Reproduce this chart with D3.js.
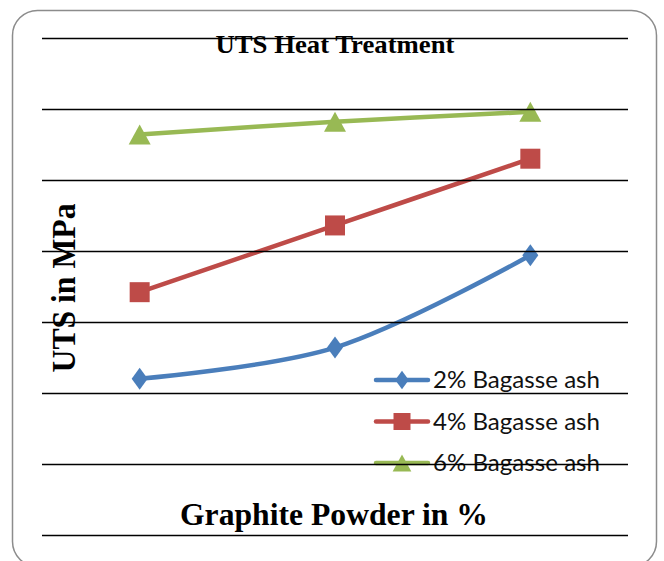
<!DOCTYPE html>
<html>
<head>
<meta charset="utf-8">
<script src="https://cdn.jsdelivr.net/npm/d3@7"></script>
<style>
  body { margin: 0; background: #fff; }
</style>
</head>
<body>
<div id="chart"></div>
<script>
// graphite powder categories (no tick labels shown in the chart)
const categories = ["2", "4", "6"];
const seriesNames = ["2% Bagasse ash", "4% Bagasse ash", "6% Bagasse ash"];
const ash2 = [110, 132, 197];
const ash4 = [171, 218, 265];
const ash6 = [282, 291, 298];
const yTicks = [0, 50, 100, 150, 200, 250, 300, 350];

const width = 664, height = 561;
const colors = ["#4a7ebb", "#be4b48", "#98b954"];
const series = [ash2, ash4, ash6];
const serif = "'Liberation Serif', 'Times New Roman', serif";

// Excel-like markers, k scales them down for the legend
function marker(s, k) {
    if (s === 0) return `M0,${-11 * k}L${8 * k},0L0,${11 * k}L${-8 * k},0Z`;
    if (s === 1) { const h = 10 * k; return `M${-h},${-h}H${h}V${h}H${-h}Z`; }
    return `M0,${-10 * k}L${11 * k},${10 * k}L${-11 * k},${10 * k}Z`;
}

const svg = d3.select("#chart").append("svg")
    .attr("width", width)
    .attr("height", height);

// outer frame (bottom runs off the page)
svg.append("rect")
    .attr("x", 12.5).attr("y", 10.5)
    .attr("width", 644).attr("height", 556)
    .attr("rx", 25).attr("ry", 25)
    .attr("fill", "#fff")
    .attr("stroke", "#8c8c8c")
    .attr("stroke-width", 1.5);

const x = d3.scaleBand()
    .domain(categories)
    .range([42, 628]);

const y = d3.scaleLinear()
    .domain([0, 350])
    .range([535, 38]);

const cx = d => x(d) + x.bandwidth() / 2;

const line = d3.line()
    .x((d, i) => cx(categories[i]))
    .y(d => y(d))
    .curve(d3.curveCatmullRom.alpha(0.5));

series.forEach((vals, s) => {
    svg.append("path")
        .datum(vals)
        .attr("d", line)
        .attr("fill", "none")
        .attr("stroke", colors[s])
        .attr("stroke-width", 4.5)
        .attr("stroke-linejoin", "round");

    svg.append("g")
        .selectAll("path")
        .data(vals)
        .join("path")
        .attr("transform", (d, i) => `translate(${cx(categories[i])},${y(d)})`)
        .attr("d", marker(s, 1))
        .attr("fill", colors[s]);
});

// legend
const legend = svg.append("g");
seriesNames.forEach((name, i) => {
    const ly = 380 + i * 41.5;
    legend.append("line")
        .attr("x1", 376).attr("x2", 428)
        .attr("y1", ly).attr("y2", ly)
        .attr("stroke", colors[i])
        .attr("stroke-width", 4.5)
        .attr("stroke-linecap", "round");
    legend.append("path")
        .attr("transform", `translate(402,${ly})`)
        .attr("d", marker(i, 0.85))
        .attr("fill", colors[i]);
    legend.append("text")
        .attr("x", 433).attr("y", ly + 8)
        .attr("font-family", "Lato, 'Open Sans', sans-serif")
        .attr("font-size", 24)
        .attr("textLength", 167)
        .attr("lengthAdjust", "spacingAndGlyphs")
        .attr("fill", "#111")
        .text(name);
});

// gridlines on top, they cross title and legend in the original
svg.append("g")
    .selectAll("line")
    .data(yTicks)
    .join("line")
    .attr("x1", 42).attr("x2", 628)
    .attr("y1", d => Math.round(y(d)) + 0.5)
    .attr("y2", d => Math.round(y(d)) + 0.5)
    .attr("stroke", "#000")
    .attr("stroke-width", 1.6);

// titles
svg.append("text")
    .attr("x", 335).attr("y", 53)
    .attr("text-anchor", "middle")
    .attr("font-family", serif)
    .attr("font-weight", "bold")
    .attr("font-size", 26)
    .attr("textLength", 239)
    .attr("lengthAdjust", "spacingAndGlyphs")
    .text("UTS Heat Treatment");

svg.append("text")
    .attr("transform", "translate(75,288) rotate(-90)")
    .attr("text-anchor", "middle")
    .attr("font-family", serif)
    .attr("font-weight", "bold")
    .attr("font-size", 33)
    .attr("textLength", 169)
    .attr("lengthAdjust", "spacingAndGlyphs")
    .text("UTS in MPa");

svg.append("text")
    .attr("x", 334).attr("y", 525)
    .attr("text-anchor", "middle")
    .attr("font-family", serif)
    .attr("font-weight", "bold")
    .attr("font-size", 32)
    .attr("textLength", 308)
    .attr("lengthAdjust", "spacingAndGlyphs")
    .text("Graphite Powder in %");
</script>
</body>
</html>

════

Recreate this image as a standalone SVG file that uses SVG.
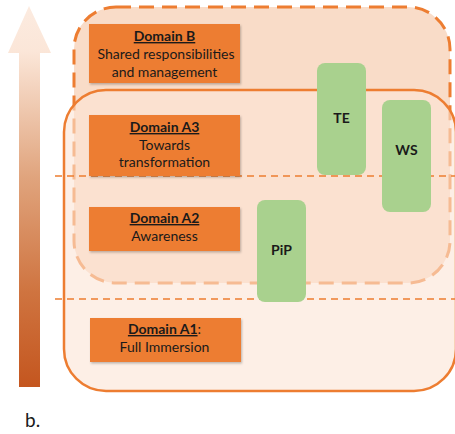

════

# [Task objective]
Pictures should be left out. Retype only the run of lines from the line containing "Reproduce this chart with D3.js." to the line containing "const yTicks = [0, 50, 100, 150, 200, 250, 300, 350];", inclusive.

# [Output for this task]
Reproduce this chart with D3.js.
<!DOCTYPE html>
<html>
<head>
<meta charset="utf-8">
<script src="https://cdn.jsdelivr.net/npm/d3@7"></script>
<style>
  body { margin: 0; background: #fff; }
</style>
</head>
<body>
<div id="chart"></div>
<script>
// graphite powder categories (no tick labels shown in the chart)
const categories = ["2", "4", "6"];
const seriesNames = ["2% Bagasse ash", "4% Bagasse ash", "6% Bagasse ash"];
const ash2 = [110, 132, 197];
const ash4 = [171, 218, 265];
const ash6 = [282, 291, 298];
const yTicks = [0, 50, 100, 150, 200, 250, 300, 350];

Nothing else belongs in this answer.